WHAT TO DO: Return each line of the data below verbatim; pictures are to be left out.

INFORMATION PROVIDED:
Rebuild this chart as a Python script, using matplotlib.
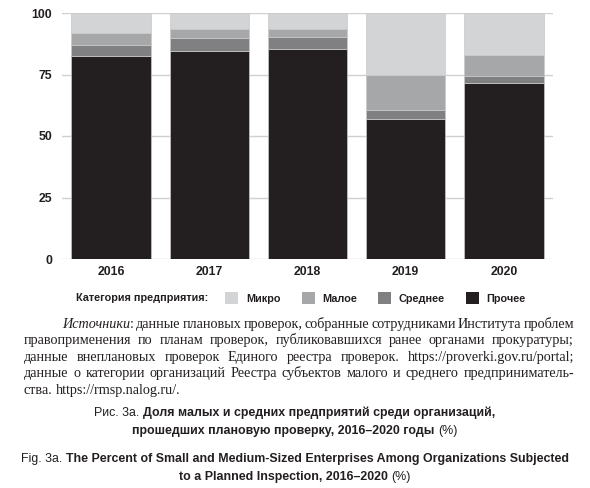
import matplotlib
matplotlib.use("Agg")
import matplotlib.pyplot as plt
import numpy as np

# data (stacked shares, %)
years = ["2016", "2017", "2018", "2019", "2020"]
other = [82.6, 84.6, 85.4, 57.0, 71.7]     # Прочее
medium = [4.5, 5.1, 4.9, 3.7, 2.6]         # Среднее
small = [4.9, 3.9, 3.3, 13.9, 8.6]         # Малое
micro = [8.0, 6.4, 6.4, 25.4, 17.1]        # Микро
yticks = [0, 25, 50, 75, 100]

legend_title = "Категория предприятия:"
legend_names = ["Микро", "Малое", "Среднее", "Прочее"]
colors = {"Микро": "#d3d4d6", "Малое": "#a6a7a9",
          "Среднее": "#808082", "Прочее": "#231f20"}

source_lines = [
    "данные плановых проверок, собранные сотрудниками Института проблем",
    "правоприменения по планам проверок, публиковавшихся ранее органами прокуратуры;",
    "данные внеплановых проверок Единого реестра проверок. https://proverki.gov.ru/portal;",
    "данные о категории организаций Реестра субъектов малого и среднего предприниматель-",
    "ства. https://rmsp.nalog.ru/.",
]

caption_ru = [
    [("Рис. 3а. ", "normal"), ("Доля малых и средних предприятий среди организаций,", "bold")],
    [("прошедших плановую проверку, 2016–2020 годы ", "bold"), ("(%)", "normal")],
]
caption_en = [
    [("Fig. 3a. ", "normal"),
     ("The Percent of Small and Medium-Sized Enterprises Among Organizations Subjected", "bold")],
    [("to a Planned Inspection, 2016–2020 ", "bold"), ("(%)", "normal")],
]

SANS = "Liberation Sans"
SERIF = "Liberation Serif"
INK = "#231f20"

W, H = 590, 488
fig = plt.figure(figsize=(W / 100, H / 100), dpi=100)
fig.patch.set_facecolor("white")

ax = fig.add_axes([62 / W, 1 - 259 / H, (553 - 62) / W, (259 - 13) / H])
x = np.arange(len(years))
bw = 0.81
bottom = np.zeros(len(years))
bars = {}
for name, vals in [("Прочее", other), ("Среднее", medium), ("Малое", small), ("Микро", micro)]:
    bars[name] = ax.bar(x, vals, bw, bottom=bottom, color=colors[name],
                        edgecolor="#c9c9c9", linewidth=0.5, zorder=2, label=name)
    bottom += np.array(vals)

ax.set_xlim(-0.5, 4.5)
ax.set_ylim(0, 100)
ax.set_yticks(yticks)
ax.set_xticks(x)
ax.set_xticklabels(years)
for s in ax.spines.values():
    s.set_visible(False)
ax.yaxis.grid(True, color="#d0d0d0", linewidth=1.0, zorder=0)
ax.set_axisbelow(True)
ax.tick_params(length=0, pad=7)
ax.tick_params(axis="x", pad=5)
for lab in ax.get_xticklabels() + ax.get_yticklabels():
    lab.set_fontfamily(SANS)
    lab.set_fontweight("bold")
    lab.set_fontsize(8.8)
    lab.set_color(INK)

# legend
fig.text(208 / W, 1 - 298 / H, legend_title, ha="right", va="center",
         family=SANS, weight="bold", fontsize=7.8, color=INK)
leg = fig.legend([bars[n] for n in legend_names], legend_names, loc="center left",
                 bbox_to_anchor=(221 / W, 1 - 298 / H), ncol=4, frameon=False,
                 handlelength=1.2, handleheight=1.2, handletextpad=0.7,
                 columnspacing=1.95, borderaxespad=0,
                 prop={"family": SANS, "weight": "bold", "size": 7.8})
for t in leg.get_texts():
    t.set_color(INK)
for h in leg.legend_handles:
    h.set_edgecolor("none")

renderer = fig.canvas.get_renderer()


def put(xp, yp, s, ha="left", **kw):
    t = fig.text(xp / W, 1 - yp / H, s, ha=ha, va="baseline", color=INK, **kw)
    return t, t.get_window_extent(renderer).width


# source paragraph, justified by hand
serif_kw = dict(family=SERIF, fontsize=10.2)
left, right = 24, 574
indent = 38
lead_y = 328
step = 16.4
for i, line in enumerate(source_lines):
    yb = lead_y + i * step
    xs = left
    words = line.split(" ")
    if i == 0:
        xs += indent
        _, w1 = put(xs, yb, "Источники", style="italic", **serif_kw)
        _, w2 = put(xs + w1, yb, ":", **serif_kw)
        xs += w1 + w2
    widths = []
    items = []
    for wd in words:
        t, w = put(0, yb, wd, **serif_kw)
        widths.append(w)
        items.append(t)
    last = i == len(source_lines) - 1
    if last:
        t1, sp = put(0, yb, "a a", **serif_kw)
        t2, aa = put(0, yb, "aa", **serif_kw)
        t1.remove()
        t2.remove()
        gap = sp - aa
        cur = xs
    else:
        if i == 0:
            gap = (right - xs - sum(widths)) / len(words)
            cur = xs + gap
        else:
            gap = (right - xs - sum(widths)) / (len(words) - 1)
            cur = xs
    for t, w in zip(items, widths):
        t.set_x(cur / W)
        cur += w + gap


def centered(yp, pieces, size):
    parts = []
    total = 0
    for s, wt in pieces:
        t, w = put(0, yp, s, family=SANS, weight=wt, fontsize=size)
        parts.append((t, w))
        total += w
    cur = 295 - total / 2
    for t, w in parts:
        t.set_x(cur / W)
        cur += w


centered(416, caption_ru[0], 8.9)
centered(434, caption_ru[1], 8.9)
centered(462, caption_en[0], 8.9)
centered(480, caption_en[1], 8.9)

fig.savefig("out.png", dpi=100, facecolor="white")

WRITTEN SOLUTION:
Rebuild this chart as a Python script, using matplotlib.
import matplotlib
matplotlib.use("Agg")
import matplotlib.pyplot as plt
import numpy as np

# data (stacked shares, %)
years = ["2016", "2017", "2018", "2019", "2020"]
other = [82.6, 84.6, 85.4, 57.0, 71.7]     # Прочее
medium = [4.5, 5.1, 4.9, 3.7, 2.6]         # Среднее
small = [4.9, 3.9, 3.3, 13.9, 8.6]         # Малое
micro = [8.0, 6.4, 6.4, 25.4, 17.1]        # Микро
yticks = [0, 25, 50, 75, 100]

legend_title = "Категория предприятия:"
legend_names = ["Микро", "Малое", "Среднее", "Прочее"]
colors = {"Микро": "#d3d4d6", "Малое": "#a6a7a9",
          "Среднее": "#808082", "Прочее": "#231f20"}

source_lines = [
    "данные плановых проверок, собранные сотрудниками Института проблем",
    "правоприменения по планам проверок, публиковавшихся ранее органами прокуратуры;",
    "данные внеплановых проверок Единого реестра проверок. https://proverki.gov.ru/portal;",
    "данные о категории организаций Реестра субъектов малого и среднего предприниматель-",
    "ства. https://rmsp.nalog.ru/.",
]

caption_ru = [
    [("Рис. 3а. ", "normal"), ("Доля малых и средних предприятий среди организаций,", "bold")],
    [("прошедших плановую проверку, 2016–2020 годы ", "bold"), ("(%)", "normal")],
]
caption_en = [
    [("Fig. 3a. ", "normal"),
     ("The Percent of Small and Medium-Sized Enterprises Among Organizations Subjected", "bold")],
    [("to a Planned Inspection, 2016–2020 ", "bold"), ("(%)", "normal")],
]

SANS = "Liberation Sans"
SERIF = "Liberation Serif"
INK = "#231f20"

W, H = 590, 488
fig = plt.figure(figsize=(W / 100, H / 100), dpi=100)
fig.patch.set_facecolor("white")

ax = fig.add_axes([62 / W, 1 - 259 / H, (553 - 62) / W, (259 - 13) / H])
x = np.arange(len(years))
bw = 0.81
bottom = np.zeros(len(years))
bars = {}
for name, vals in [("Прочее", other), ("Среднее", medium), ("Малое", small), ("Микро", micro)]:
    bars[name] = ax.bar(x, vals, bw, bottom=bottom, color=colors[name],
                        edgecolor="#c9c9c9", linewidth=0.5, zorder=2, label=name)
    bottom += np.array(vals)

ax.set_xlim(-0.5, 4.5)
ax.set_ylim(0, 100)
ax.set_yticks(yticks)
ax.set_xticks(x)
ax.set_xticklabels(years)
for s in ax.spines.values():
    s.set_visible(False)
ax.yaxis.grid(True, color="#d0d0d0", linewidth=1.0, zorder=0)
ax.set_axisbelow(True)
ax.tick_params(length=0, pad=7)
ax.tick_params(axis="x", pad=5)
for lab in ax.get_xticklabels() + ax.get_yticklabels():
    lab.set_fontfamily(SANS)
    lab.set_fontweight("bold")
    lab.set_fontsize(8.8)
    lab.set_color(INK)

# legend
fig.text(208 / W, 1 - 298 / H, legend_title, ha="right", va="center",
         family=SANS, weight="bold", fontsize=7.8, color=INK)
leg = fig.legend([bars[n] for n in legend_names], legend_names, loc="center left",
                 bbox_to_anchor=(221 / W, 1 - 298 / H), ncol=4, frameon=False,
                 handlelength=1.2, handleheight=1.2, handletextpad=0.7,
                 columnspacing=1.95, borderaxespad=0,
                 prop={"family": SANS, "weight": "bold", "size": 7.8})
for t in leg.get_texts():
    t.set_color(INK)
for h in leg.legend_handles:
    h.set_edgecolor("none")

renderer = fig.canvas.get_renderer()


def put(xp, yp, s, ha="left", **kw):
    t = fig.text(xp / W, 1 - yp / H, s, ha=ha, va="baseline", color=INK, **kw)
    return t, t.get_window_extent(renderer).width


# source paragraph, justified by hand
serif_kw = dict(family=SERIF, fontsize=10.2)
left, right = 24, 574
indent = 38
lead_y = 328
step = 16.4
for i, line in enumerate(source_lines):
    yb = lead_y + i * step
    xs = left
    words = line.split(" ")
    if i == 0:
        xs += indent
        _, w1 = put(xs, yb, "Источники", style="italic", **serif_kw)
        _, w2 = put(xs + w1, yb, ":", **serif_kw)
        xs += w1 + w2
    widths = []
    items = []
    for wd in words:
        t, w = put(0, yb, wd, **serif_kw)
        widths.append(w)
        items.append(t)
    last = i == len(source_lines) - 1
    if last:
        t1, sp = put(0, yb, "a a", **serif_kw)
        t2, aa = put(0, yb, "aa", **serif_kw)
        t1.remove()
        t2.remove()
        gap = sp - aa
        cur = xs
    else:
        if i == 0:
            gap = (right - xs - sum(widths)) / len(words)
            cur = xs + gap
        else:
            gap = (right - xs - sum(widths)) / (len(words) - 1)
            cur = xs
    for t, w in zip(items, widths):
        t.set_x(cur / W)
        cur += w + gap


def centered(yp, pieces, size):
    parts = []
    total = 0
    for s, wt in pieces:
        t, w = put(0, yp, s, family=SANS, weight=wt, fontsize=size)
        parts.append((t, w))
        total += w
    cur = 295 - total / 2
    for t, w in parts:
        t.set_x(cur / W)
        cur += w


centered(416, caption_ru[0], 8.9)
centered(434, caption_ru[1], 8.9)
centered(462, caption_en[0], 8.9)
centered(480, caption_en[1], 8.9)

fig.savefig("out.png", dpi=100, facecolor="white")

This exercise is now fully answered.